> **EXERCISE PROMPT**:
Find the string "code" in the entries and copy each line that has it.

> **MATERIALS PROVIDED**:
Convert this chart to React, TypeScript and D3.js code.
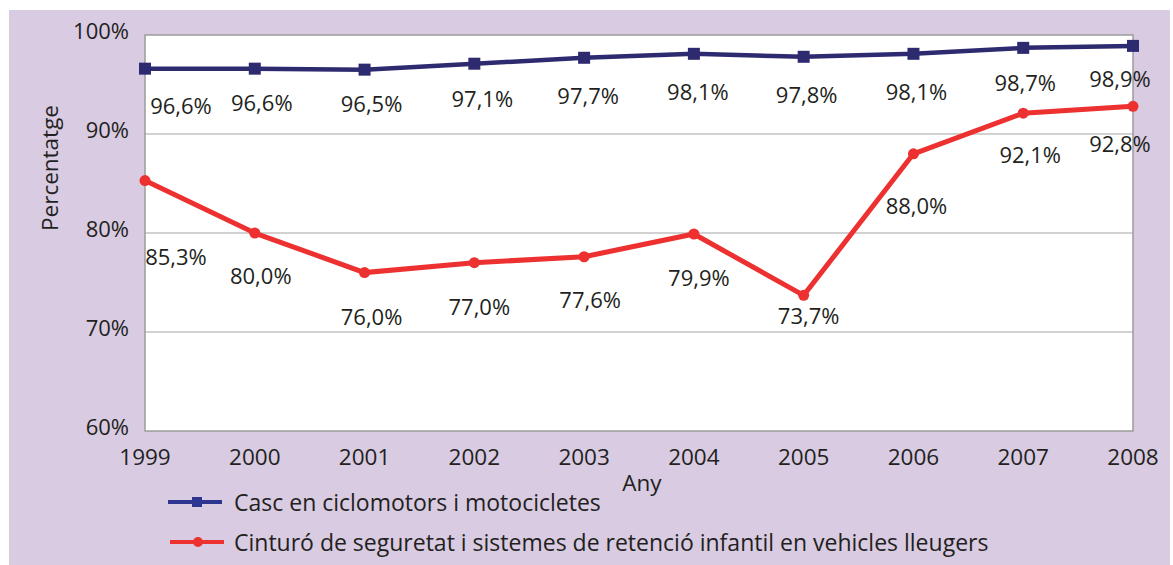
...
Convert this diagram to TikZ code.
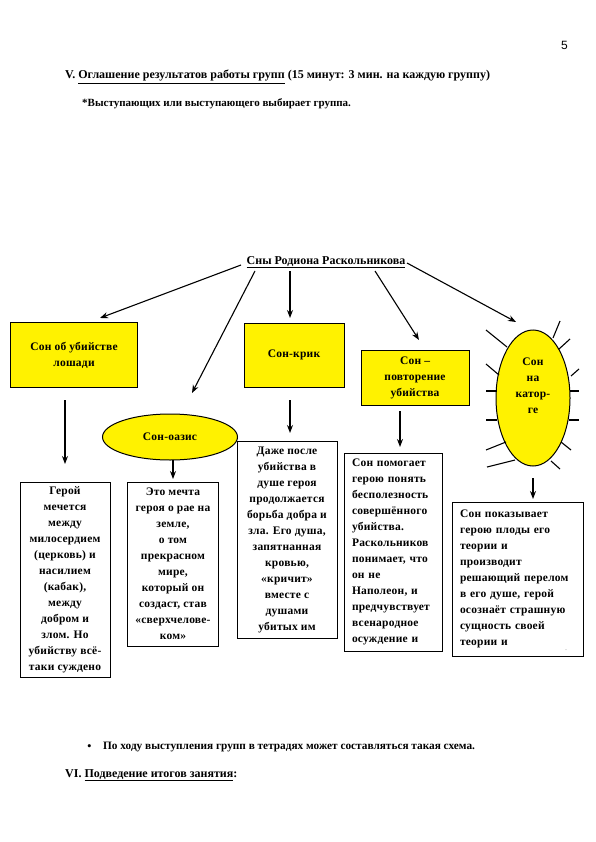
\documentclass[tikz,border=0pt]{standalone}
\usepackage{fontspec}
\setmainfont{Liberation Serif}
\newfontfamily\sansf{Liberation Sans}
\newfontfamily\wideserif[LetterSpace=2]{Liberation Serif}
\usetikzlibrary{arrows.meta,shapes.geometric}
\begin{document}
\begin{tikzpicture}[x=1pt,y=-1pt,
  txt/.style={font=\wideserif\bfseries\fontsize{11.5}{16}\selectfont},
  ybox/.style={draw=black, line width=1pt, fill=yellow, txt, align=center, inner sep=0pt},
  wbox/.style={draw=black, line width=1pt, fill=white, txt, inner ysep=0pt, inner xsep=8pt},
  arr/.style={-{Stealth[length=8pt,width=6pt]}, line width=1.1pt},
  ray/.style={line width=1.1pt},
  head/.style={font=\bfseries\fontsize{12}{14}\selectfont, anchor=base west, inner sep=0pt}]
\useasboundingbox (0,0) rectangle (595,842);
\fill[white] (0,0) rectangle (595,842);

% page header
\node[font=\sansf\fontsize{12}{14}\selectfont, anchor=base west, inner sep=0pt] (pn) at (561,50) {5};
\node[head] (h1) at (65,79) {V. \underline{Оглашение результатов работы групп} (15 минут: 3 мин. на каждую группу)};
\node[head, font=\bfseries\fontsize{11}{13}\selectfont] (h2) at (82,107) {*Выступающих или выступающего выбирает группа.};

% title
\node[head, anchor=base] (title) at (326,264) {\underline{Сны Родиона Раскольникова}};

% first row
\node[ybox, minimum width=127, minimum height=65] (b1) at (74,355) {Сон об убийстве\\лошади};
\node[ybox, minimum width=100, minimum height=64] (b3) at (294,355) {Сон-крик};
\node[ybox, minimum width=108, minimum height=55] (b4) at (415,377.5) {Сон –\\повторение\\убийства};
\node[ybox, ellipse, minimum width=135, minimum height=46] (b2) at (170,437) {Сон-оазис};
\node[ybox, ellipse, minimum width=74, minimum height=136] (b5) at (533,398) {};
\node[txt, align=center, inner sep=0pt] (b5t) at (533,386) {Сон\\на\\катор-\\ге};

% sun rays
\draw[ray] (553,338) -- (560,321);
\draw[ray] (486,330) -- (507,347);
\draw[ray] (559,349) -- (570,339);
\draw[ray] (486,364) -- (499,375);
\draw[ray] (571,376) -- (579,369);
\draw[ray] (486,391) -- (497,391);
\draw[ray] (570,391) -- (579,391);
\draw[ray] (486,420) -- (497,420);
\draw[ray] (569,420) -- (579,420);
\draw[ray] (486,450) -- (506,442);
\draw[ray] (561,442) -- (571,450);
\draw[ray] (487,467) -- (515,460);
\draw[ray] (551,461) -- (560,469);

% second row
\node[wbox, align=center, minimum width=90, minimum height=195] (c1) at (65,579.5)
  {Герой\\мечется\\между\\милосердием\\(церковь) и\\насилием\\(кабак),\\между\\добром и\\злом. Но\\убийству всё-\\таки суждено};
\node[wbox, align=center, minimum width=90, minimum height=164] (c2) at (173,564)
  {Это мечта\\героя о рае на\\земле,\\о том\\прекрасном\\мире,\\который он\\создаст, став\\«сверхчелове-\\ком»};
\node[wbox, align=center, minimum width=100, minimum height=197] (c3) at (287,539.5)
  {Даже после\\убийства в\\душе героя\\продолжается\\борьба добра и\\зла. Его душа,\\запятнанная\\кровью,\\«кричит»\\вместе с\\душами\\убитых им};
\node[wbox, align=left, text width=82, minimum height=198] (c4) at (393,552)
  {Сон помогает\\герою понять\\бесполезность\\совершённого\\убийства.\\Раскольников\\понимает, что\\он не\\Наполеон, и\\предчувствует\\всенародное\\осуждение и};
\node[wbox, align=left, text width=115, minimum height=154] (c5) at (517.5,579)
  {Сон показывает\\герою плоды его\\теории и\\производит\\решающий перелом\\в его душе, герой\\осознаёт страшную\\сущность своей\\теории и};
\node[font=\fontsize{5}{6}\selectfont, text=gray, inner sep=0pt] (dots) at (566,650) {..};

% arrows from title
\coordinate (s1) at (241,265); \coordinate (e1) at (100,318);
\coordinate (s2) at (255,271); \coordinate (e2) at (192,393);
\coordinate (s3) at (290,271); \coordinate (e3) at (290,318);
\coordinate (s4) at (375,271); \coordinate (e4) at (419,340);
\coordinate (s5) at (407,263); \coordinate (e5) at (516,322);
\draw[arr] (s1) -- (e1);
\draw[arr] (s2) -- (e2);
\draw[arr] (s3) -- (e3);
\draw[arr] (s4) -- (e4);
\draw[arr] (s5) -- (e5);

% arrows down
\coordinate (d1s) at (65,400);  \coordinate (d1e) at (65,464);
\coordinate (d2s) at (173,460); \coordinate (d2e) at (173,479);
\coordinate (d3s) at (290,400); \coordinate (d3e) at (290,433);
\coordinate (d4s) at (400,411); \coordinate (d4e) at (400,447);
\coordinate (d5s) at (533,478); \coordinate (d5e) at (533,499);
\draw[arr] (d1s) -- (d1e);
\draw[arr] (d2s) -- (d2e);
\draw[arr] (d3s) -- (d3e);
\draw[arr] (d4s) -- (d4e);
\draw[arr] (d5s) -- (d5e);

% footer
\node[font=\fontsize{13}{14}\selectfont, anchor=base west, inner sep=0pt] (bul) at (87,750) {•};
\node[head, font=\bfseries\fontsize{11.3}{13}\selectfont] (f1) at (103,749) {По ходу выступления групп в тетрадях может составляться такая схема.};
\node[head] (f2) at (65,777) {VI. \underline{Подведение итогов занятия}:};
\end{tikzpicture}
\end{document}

> **THE OUTPUT**:
Convert this chart to React, TypeScript and D3.js code.
Convert this diagram to TikZ code.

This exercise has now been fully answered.